Hopping-Mediated Charge Transport in Graphene Beyond the Ballistic Regime

Abstract

We present a trajectory-resolved framework for charge transport in graphene and related two-dimensional carbon systems beyond the ideal ballistic and fully coherent limits. Transport is described by kinetic Monte Carlo hopping on a predefined atomic lattice, allowing the combined treatment of disorder, thermal activation, and external fields. Current and effective transmittance are extracted directly from stochastic carrier trajectories, without phenomenological transport coefficients.
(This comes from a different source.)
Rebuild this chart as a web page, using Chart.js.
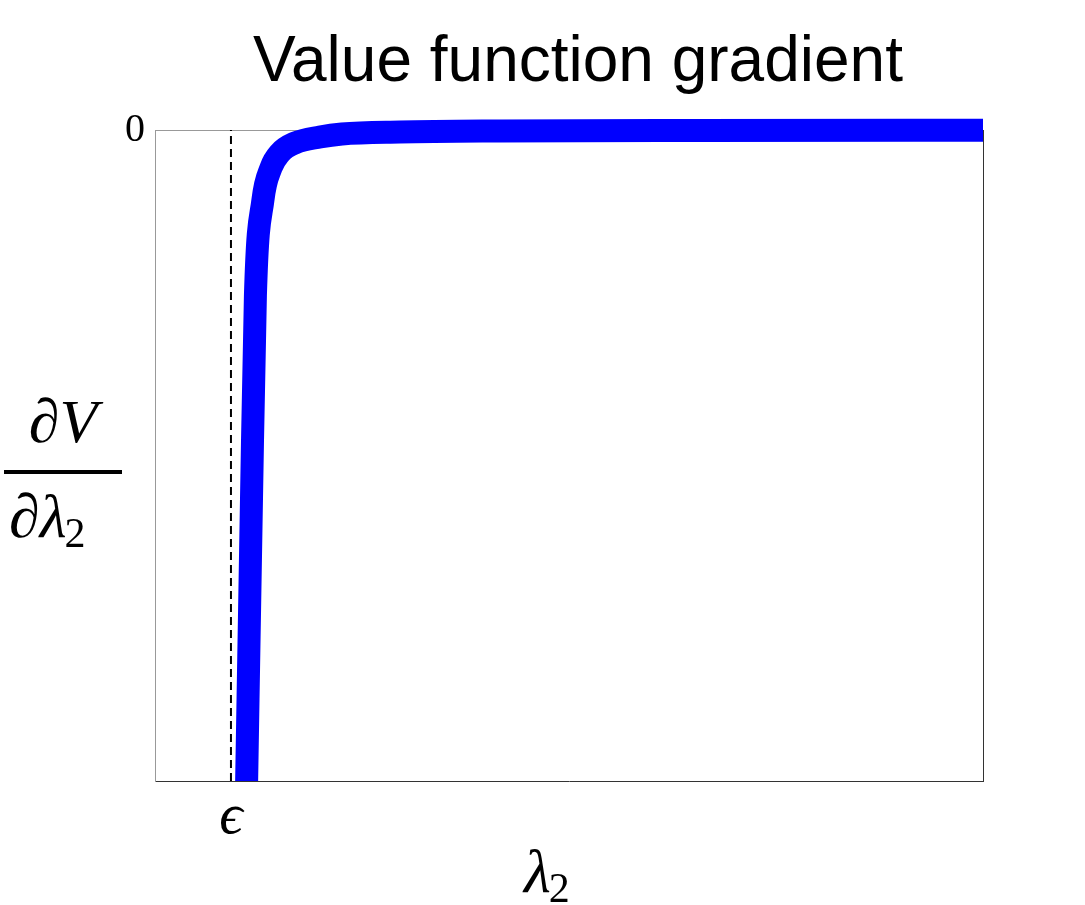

We apply the method to graphene under bias voltage (0-0.10 V), temperature (300-900 K), magnetic field (0-10 T), in-plane strain (2-10%, uniaxial and biaxial), and vacancy concentration (0-10%). Pristine graphene shows an almost ohmic response, with currents of about 7-8 uA, effective transmittance near 0.98-1.00, and conductance of about (5.8-7.8) x 10-5 S at 0.10 V, depending on direction. Vacancies strongly suppress transport, reducing transmittance to about 0.45-0.75 at 10% vacancy. Higher temperature accelerates hopping and partly restores transport, but cannot overcome severe connectivity loss. Magnetic fields further reduce transport, especially in disordered networks. The framework provides a unified computational scheme for realistic two-dimensional carbon materials and also yields diffusion coefficients and effective mobilities from carrier displacements and transit times.